**Given instruction**. Exactly repeat the material, dropping only the pictures.

**Dataset extract**.
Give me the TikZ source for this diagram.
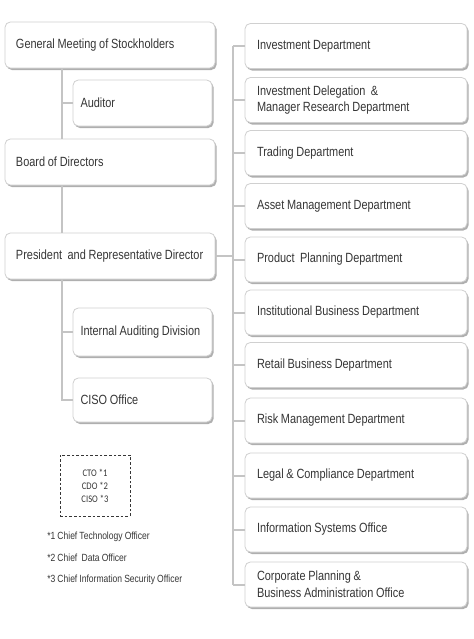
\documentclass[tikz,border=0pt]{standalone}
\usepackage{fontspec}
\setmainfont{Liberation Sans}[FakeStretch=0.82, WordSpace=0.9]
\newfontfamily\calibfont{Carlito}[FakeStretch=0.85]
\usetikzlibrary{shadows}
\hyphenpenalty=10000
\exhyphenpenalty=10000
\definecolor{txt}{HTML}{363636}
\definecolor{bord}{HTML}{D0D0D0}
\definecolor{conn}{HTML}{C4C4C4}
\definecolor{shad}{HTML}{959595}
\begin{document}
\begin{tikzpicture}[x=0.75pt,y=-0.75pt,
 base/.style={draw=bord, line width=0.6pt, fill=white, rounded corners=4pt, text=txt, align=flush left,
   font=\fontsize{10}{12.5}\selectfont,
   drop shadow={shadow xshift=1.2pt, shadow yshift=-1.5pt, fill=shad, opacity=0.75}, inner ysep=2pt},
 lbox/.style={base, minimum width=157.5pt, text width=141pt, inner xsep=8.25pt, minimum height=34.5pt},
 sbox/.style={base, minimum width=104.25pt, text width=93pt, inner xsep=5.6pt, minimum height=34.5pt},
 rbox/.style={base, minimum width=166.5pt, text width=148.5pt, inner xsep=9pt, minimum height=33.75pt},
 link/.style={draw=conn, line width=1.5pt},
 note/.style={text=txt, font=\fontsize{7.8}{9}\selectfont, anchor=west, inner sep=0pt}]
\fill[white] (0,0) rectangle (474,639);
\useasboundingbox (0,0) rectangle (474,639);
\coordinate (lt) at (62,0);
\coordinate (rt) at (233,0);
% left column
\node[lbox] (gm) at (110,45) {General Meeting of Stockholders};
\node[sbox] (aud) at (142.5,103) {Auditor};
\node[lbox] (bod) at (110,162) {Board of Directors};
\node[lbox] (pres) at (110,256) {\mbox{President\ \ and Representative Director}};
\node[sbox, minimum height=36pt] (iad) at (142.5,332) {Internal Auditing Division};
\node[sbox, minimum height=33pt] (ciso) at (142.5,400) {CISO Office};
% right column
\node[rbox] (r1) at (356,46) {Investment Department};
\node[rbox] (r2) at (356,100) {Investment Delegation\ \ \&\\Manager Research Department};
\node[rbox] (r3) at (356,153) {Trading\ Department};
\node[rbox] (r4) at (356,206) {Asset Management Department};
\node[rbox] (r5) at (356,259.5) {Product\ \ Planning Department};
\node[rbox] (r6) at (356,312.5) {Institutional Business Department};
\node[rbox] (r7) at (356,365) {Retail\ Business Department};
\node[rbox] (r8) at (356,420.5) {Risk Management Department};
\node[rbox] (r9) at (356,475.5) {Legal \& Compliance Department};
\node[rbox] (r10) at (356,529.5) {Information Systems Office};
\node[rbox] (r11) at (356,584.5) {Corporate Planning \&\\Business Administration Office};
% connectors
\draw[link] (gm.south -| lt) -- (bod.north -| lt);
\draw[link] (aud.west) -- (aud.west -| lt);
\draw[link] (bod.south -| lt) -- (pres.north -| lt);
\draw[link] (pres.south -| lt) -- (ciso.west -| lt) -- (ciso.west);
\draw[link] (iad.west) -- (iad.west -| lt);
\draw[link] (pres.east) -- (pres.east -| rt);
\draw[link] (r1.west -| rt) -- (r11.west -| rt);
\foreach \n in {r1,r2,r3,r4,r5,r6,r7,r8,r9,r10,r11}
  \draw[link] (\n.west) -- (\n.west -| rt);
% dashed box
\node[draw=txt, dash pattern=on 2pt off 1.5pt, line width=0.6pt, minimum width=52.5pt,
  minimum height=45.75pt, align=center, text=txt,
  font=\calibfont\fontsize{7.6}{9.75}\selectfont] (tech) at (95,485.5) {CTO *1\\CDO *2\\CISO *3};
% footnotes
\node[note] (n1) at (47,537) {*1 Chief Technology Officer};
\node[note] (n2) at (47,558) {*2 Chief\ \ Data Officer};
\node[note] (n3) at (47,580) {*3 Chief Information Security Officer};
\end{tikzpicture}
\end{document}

**Complete answer**.
Give me the TikZ source for this diagram.
\documentclass[tikz,border=0pt]{standalone}
\usepackage{fontspec}
\setmainfont{Liberation Sans}[FakeStretch=0.82, WordSpace=0.9]
\newfontfamily\calibfont{Carlito}[FakeStretch=0.85]
\usetikzlibrary{shadows}
\hyphenpenalty=10000
\exhyphenpenalty=10000
\definecolor{txt}{HTML}{363636}
\definecolor{bord}{HTML}{D0D0D0}
\definecolor{conn}{HTML}{C4C4C4}
\definecolor{shad}{HTML}{959595}
\begin{document}
\begin{tikzpicture}[x=0.75pt,y=-0.75pt,
 base/.style={draw=bord, line width=0.6pt, fill=white, rounded corners=4pt, text=txt, align=flush left,
   font=\fontsize{10}{12.5}\selectfont,
   drop shadow={shadow xshift=1.2pt, shadow yshift=-1.5pt, fill=shad, opacity=0.75}, inner ysep=2pt},
 lbox/.style={base, minimum width=157.5pt, text width=141pt, inner xsep=8.25pt, minimum height=34.5pt},
 sbox/.style={base, minimum width=104.25pt, text width=93pt, inner xsep=5.6pt, minimum height=34.5pt},
 rbox/.style={base, minimum width=166.5pt, text width=148.5pt, inner xsep=9pt, minimum height=33.75pt},
 link/.style={draw=conn, line width=1.5pt},
 note/.style={text=txt, font=\fontsize{7.8}{9}\selectfont, anchor=west, inner sep=0pt}]
\fill[white] (0,0) rectangle (474,639);
\useasboundingbox (0,0) rectangle (474,639);
\coordinate (lt) at (62,0);
\coordinate (rt) at (233,0);
% left column
\node[lbox] (gm) at (110,45) {General Meeting of Stockholders};
\node[sbox] (aud) at (142.5,103) {Auditor};
\node[lbox] (bod) at (110,162) {Board of Directors};
\node[lbox] (pres) at (110,256) {\mbox{President\ \ and Representative Director}};
\node[sbox, minimum height=36pt] (iad) at (142.5,332) {Internal Auditing Division};
\node[sbox, minimum height=33pt] (ciso) at (142.5,400) {CISO Office};
% right column
\node[rbox] (r1) at (356,46) {Investment Department};
\node[rbox] (r2) at (356,100) {Investment Delegation\ \ \&\\Manager Research Department};
\node[rbox] (r3) at (356,153) {Trading\ Department};
\node[rbox] (r4) at (356,206) {Asset Management Department};
\node[rbox] (r5) at (356,259.5) {Product\ \ Planning Department};
\node[rbox] (r6) at (356,312.5) {Institutional Business Department};
\node[rbox] (r7) at (356,365) {Retail\ Business Department};
\node[rbox] (r8) at (356,420.5) {Risk Management Department};
\node[rbox] (r9) at (356,475.5) {Legal \& Compliance Department};
\node[rbox] (r10) at (356,529.5) {Information Systems Office};
\node[rbox] (r11) at (356,584.5) {Corporate Planning \&\\Business Administration Office};
% connectors
\draw[link] (gm.south -| lt) -- (bod.north -| lt);
\draw[link] (aud.west) -- (aud.west -| lt);
\draw[link] (bod.south -| lt) -- (pres.north -| lt);
\draw[link] (pres.south -| lt) -- (ciso.west -| lt) -- (ciso.west);
\draw[link] (iad.west) -- (iad.west -| lt);
\draw[link] (pres.east) -- (pres.east -| rt);
\draw[link] (r1.west -| rt) -- (r11.west -| rt);
\foreach \n in {r1,r2,r3,r4,r5,r6,r7,r8,r9,r10,r11}
  \draw[link] (\n.west) -- (\n.west -| rt);
% dashed box
\node[draw=txt, dash pattern=on 2pt off 1.5pt, line width=0.6pt, minimum width=52.5pt,
  minimum height=45.75pt, align=center, text=txt,
  font=\calibfont\fontsize{7.6}{9.75}\selectfont] (tech) at (95,485.5) {CTO *1\\CDO *2\\CISO *3};
% footnotes
\node[note] (n1) at (47,537) {*1 Chief Technology Officer};
\node[note] (n2) at (47,558) {*2 Chief\ \ Data Officer};
\node[note] (n3) at (47,580) {*3 Chief Information Security Officer};
\end{tikzpicture}
\end{document}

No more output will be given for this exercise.